→ EXERCISE DETAILS
Copy each line below exactly and leave the pictures out.

→ DATA EXTRACT

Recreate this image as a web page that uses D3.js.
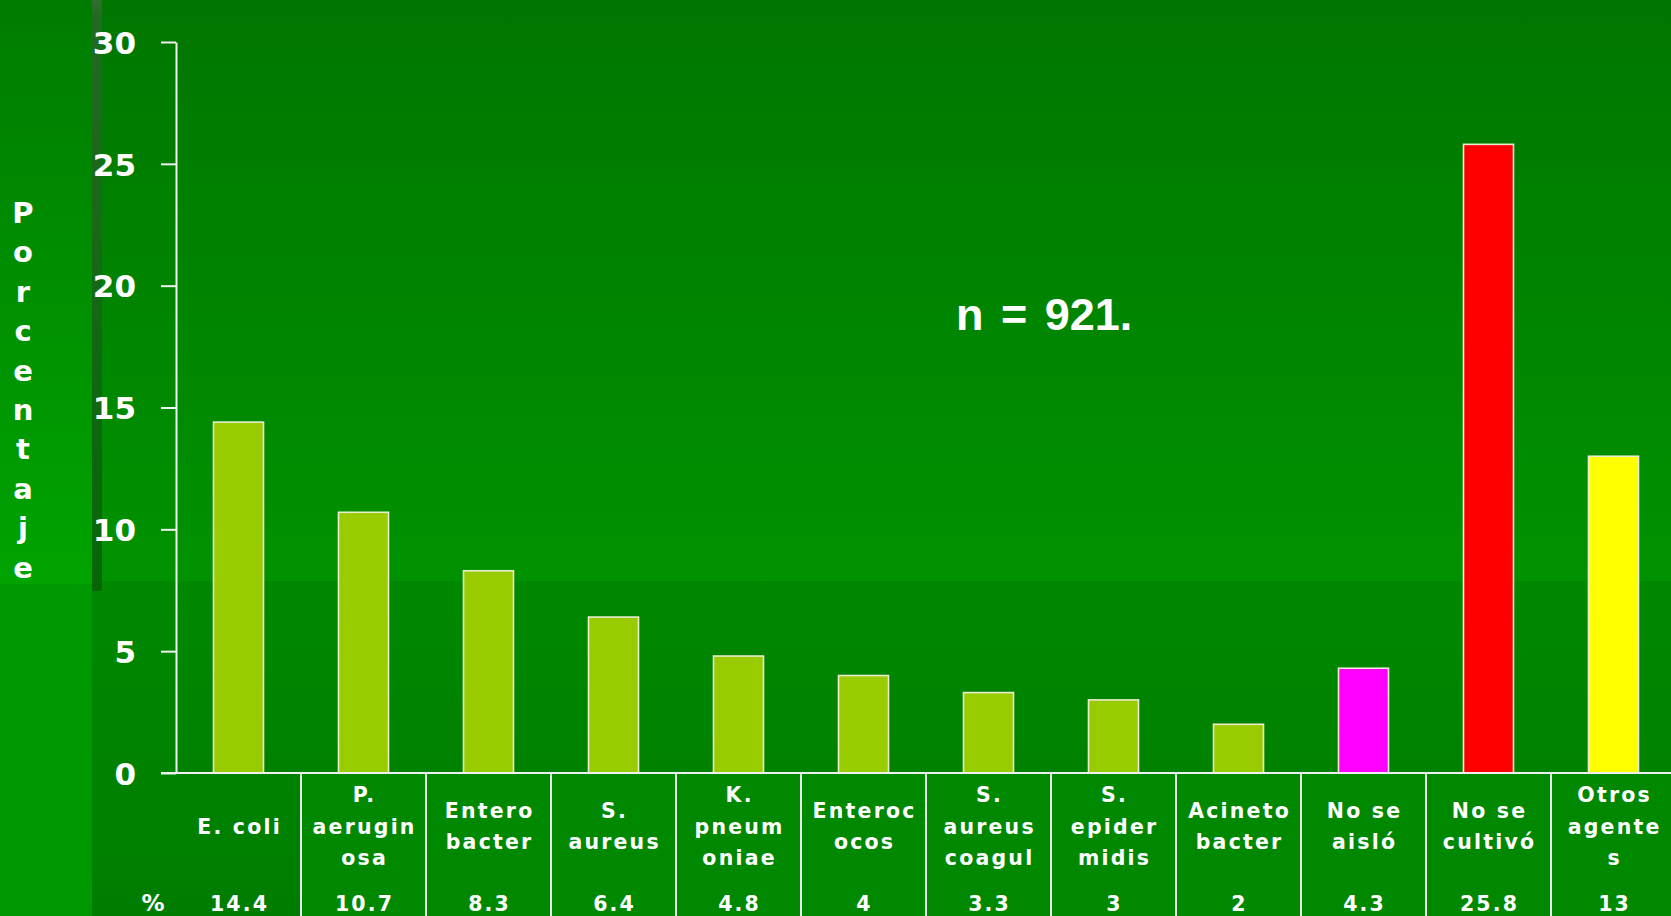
<!DOCTYPE html>
<html>
<head>
<meta charset="utf-8">
<script src="https://cdn.jsdelivr.net/npm/d3@7/dist/d3.min.js"></script>
<style>
  html, body { margin: 0; padding: 0; background: #008000; overflow: hidden; }
  svg { display: block; }
  text { font-family: "DejaVu Sans", sans-serif; font-weight: bold; fill: #ffffff; }
  text.note { font-family: "Liberation Sans", Arial, sans-serif; }
</style>
</head>
<body>
<svg id="chart" width="1671" height="916"></svg>
<script>
// ---- data ----
const categories = ["E. coli", "P. aeruginosa", "Enterobacter", "S. aureus", "K. pneumoniae", "Enterococos",
                    "S. aureus coagul", "S. epidermidis", "Acinetobacter", "No se aisló", "No se cultivó", "Otros agentes"];
const labelLines = [["E. coli"], ["P.", "aerugin", "osa"], ["Entero", "bacter"], ["S.", "aureus"],
                    ["K.", "pneum", "oniae"], ["Enteroc", "ocos"], ["S.", "aureus", "coagul"], ["S.", "epider", "midis"],
                    ["Acineto", "bacter"], ["No se", "aisló"], ["No se", "cultivó"], ["Otros", "agente", "s"]];
const values = [14.4, 10.7, 8.3, 6.4, 4.8, 4, 3.3, 3, 2, 4.3, 25.8, 13];
const valueLabels = ["14.4", "10.7", "8.3", "6.4", "4.8", "4", "3.3", "3", "2", "4.3", "25.8", "13"];
const barColors = ["#99cc00", "#99cc00", "#99cc00", "#99cc00", "#99cc00", "#99cc00", "#99cc00", "#99cc00", "#99cc00",
                   "#ff00ff", "#ff0000", "#ffff00"];
const yTicks = [0, 5, 10, 15, 20, 25, 30];
const yTitle = "Porcentaje";
const rowHeader = "%";
const note = "n = 921.";

// ---- layout ----
const W = 1671, H = 916;
const axisX = 176, colW = 125;
const svg = d3.select("#chart");
const defs = svg.append("defs");

function vgrad(id, stops) {
  const g = defs.append("linearGradient").attr("id", id).attr("x1", 0).attr("y1", 0).attr("x2", 0).attr("y2", 1);
  stops.forEach(s => g.append("stop").attr("offset", s[0]).attr("stop-color", s[1]));
}
vgrad("gMainTop", [[0, "#007600"], [1, "#009200"]]);
vgrad("gMainBot", [[0, "#008800"], [1, "#007d00"]]);
vgrad("gLeftTop", [[0, "#007c00"], [1, "#00a300"]]);
vgrad("gStrip", [[0, "#2f6e2f"], [0.03, "#226a22"], [1, "#066606"]]);

// background
svg.append("rect").attr("x", 0).attr("y", 0).attr("width", W).attr("height", 581).attr("fill", "url(#gMainTop)");
svg.append("rect").attr("x", 0).attr("y", 581).attr("width", W).attr("height", H - 581).attr("fill", "url(#gMainBot)");
svg.append("rect").attr("x", 0).attr("y", 0).attr("width", 92).attr("height", 584).attr("fill", "url(#gLeftTop)");
svg.append("rect").attr("x", 0).attr("y", 584).attr("width", 92).attr("height", H - 584).attr("fill", "#009800");
svg.append("rect").attr("x", 92).attr("y", 0).attr("width", 10).attr("height", 591).attr("fill", "url(#gStrip)");

// scales
const x = d3.scaleBand().domain(categories).range([axisX, axisX + colW * categories.length]).padding(0);
const y = d3.scaleLinear().domain([0, 30]).range([773, 42]);
const barW = x.bandwidth() * 0.4;

// table cells (columns after the first)
svg.append("g").selectAll("rect").data(categories.slice(1)).join("rect")
  .attr("x", d => x(d)).attr("y", y(0)).attr("width", x.bandwidth()).attr("height", H - y(0))
  .attr("fill", "#008800");

// bars
svg.append("g").selectAll("rect").data(categories).join("rect")
  .attr("x", d => x(d) + (x.bandwidth() - barW) / 2)
  .attr("y", (d, i) => y(values[i]))
  .attr("width", barW)
  .attr("height", (d, i) => y(0) - y(values[i]))
  .attr("fill", (d, i) => barColors[i])
  .attr("stroke", "#ececd0").attr("stroke-width", 1.6);

// y axis
const yAxis = svg.append("g").attr("transform", `translate(${axisX},0)`)
  .call(d3.axisLeft(y).tickValues(yTicks).tickSize(15).tickSizeOuter(0).tickPadding(25).tickFormat(d3.format("d")));
yAxis.select(".domain").attr("stroke", "#f0f0f0").attr("stroke-width", 2);
yAxis.selectAll(".tick line").attr("stroke", "#f0f0f0").attr("stroke-width", 2);
yAxis.selectAll(".tick text").attr("fill", "#fff").style("font-size", "31px").attr("dy", "0.36em");

// table lines
svg.append("line").attr("x1", axisX - 15).attr("x2", W).attr("y1", y(0)).attr("y2", y(0))
  .attr("stroke", "#f0f0f0").attr("stroke-width", 2);
svg.append("g").selectAll("line").data(categories.slice(1)).join("line")
  .attr("x1", d => x(d)).attr("x2", d => x(d)).attr("y1", y(0)).attr("y2", H)
  .attr("stroke", "#e8e8e8").attr("stroke-width", 2);

// category labels
const lineGap = 31.5, labelCenter = 826, fs = 20.5, ls = 2.2;
const lab = svg.append("g").selectAll("text").data(categories).join("text")
  .attr("text-anchor", "middle").attr("font-size", fs).attr("letter-spacing", ls);
lab.each(function(d, i) {
  const lines = labelLines[i];
  const t = d3.select(this);
  lines.forEach((ln, k) => {
    t.append("tspan")
      .attr("x", x(d) + x.bandwidth() / 2 + ls / 2)
      .attr("y", labelCenter + (k - (lines.length - 1) / 2) * lineGap + 7.5)
      .text(ln);
  });
});

// value row
svg.append("g").selectAll("text").data(categories).join("text")
  .attr("x", d => x(d) + x.bandwidth() / 2 + ls / 2)
  .attr("y", 911).attr("text-anchor", "middle").attr("font-size", fs).attr("letter-spacing", ls)
  .text((d, i) => valueLabels[i]);
svg.append("text").attr("x", 153).attr("y", 911).attr("text-anchor", "middle")
  .attr("font-size", 23).text(rowHeader);

// y title (stacked letters)
svg.append("g").selectAll("text").data(yTitle.split("")).join("text")
  .attr("x", 23).attr("y", (d, i) => 223 + i * 39.4)
  .attr("text-anchor", "middle").attr("font-size", 29).text(d => d);

// note
svg.append("text").attr("class", "note").attr("x", 956).attr("y", 330).attr("font-size", 45)
  .attr("word-spacing", 5).text(note);
</script>
</body>
</html>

→ PROBLEM SOLUTION
Recreate this image as a web page that uses D3.js.
<!DOCTYPE html>
<html>
<head>
<meta charset="utf-8">
<script src="https://cdn.jsdelivr.net/npm/d3@7/dist/d3.min.js"></script>
<style>
  html, body { margin: 0; padding: 0; background: #008000; overflow: hidden; }
  svg { display: block; }
  text { font-family: "DejaVu Sans", sans-serif; font-weight: bold; fill: #ffffff; }
  text.note { font-family: "Liberation Sans", Arial, sans-serif; }
</style>
</head>
<body>
<svg id="chart" width="1671" height="916"></svg>
<script>
// ---- data ----
const categories = ["E. coli", "P. aeruginosa", "Enterobacter", "S. aureus", "K. pneumoniae", "Enterococos",
                    "S. aureus coagul", "S. epidermidis", "Acinetobacter", "No se aisló", "No se cultivó", "Otros agentes"];
const labelLines = [["E. coli"], ["P.", "aerugin", "osa"], ["Entero", "bacter"], ["S.", "aureus"],
                    ["K.", "pneum", "oniae"], ["Enteroc", "ocos"], ["S.", "aureus", "coagul"], ["S.", "epider", "midis"],
                    ["Acineto", "bacter"], ["No se", "aisló"], ["No se", "cultivó"], ["Otros", "agente", "s"]];
const values = [14.4, 10.7, 8.3, 6.4, 4.8, 4, 3.3, 3, 2, 4.3, 25.8, 13];
const valueLabels = ["14.4", "10.7", "8.3", "6.4", "4.8", "4", "3.3", "3", "2", "4.3", "25.8", "13"];
const barColors = ["#99cc00", "#99cc00", "#99cc00", "#99cc00", "#99cc00", "#99cc00", "#99cc00", "#99cc00", "#99cc00",
                   "#ff00ff", "#ff0000", "#ffff00"];
const yTicks = [0, 5, 10, 15, 20, 25, 30];
const yTitle = "Porcentaje";
const rowHeader = "%";
const note = "n = 921.";

// ---- layout ----
const W = 1671, H = 916;
const axisX = 176, colW = 125;
const svg = d3.select("#chart");
const defs = svg.append("defs");

function vgrad(id, stops) {
  const g = defs.append("linearGradient").attr("id", id).attr("x1", 0).attr("y1", 0).attr("x2", 0).attr("y2", 1);
  stops.forEach(s => g.append("stop").attr("offset", s[0]).attr("stop-color", s[1]));
}
vgrad("gMainTop", [[0, "#007600"], [1, "#009200"]]);
vgrad("gMainBot", [[0, "#008800"], [1, "#007d00"]]);
vgrad("gLeftTop", [[0, "#007c00"], [1, "#00a300"]]);
vgrad("gStrip", [[0, "#2f6e2f"], [0.03, "#226a22"], [1, "#066606"]]);

// background
svg.append("rect").attr("x", 0).attr("y", 0).attr("width", W).attr("height", 581).attr("fill", "url(#gMainTop)");
svg.append("rect").attr("x", 0).attr("y", 581).attr("width", W).attr("height", H - 581).attr("fill", "url(#gMainBot)");
svg.append("rect").attr("x", 0).attr("y", 0).attr("width", 92).attr("height", 584).attr("fill", "url(#gLeftTop)");
svg.append("rect").attr("x", 0).attr("y", 584).attr("width", 92).attr("height", H - 584).attr("fill", "#009800");
svg.append("rect").attr("x", 92).attr("y", 0).attr("width", 10).attr("height", 591).attr("fill", "url(#gStrip)");

// scales
const x = d3.scaleBand().domain(categories).range([axisX, axisX + colW * categories.length]).padding(0);
const y = d3.scaleLinear().domain([0, 30]).range([773, 42]);
const barW = x.bandwidth() * 0.4;

// table cells (columns after the first)
svg.append("g").selectAll("rect").data(categories.slice(1)).join("rect")
  .attr("x", d => x(d)).attr("y", y(0)).attr("width", x.bandwidth()).attr("height", H - y(0))
  .attr("fill", "#008800");

// bars
svg.append("g").selectAll("rect").data(categories).join("rect")
  .attr("x", d => x(d) + (x.bandwidth() - barW) / 2)
  .attr("y", (d, i) => y(values[i]))
  .attr("width", barW)
  .attr("height", (d, i) => y(0) - y(values[i]))
  .attr("fill", (d, i) => barColors[i])
  .attr("stroke", "#ececd0").attr("stroke-width", 1.6);

// y axis
const yAxis = svg.append("g").attr("transform", `translate(${axisX},0)`)
  .call(d3.axisLeft(y).tickValues(yTicks).tickSize(15).tickSizeOuter(0).tickPadding(25).tickFormat(d3.format("d")));
yAxis.select(".domain").attr("stroke", "#f0f0f0").attr("stroke-width", 2);
yAxis.selectAll(".tick line").attr("stroke", "#f0f0f0").attr("stroke-width", 2);
yAxis.selectAll(".tick text").attr("fill", "#fff").style("font-size", "31px").attr("dy", "0.36em");

// table lines
svg.append("line").attr("x1", axisX - 15).attr("x2", W).attr("y1", y(0)).attr("y2", y(0))
  .attr("stroke", "#f0f0f0").attr("stroke-width", 2);
svg.append("g").selectAll("line").data(categories.slice(1)).join("line")
  .attr("x1", d => x(d)).attr("x2", d => x(d)).attr("y1", y(0)).attr("y2", H)
  .attr("stroke", "#e8e8e8").attr("stroke-width", 2);

// category labels
const lineGap = 31.5, labelCenter = 826, fs = 20.5, ls = 2.2;
const lab = svg.append("g").selectAll("text").data(categories).join("text")
  .attr("text-anchor", "middle").attr("font-size", fs).attr("letter-spacing", ls);
lab.each(function(d, i) {
  const lines = labelLines[i];
  const t = d3.select(this);
  lines.forEach((ln, k) => {
    t.append("tspan")
      .attr("x", x(d) + x.bandwidth() / 2 + ls / 2)
      .attr("y", labelCenter + (k - (lines.length - 1) / 2) * lineGap + 7.5)
      .text(ln);
  });
});

// value row
svg.append("g").selectAll("text").data(categories).join("text")
  .attr("x", d => x(d) + x.bandwidth() / 2 + ls / 2)
  .attr("y", 911).attr("text-anchor", "middle").attr("font-size", fs).attr("letter-spacing", ls)
  .text((d, i) => valueLabels[i]);
svg.append("text").attr("x", 153).attr("y", 911).attr("text-anchor", "middle")
  .attr("font-size", 23).text(rowHeader);

// y title (stacked letters)
svg.append("g").selectAll("text").data(yTitle.split("")).join("text")
  .attr("x", 23).attr("y", (d, i) => 223 + i * 39.4)
  .attr("text-anchor", "middle").attr("font-size", 29).text(d => d);

// note
svg.append("text").attr("class", "note").attr("x", 956).attr("y", 330).attr("font-size", 45)
  .attr("word-spacing", 5).text(note);
</script>
</body>
</html>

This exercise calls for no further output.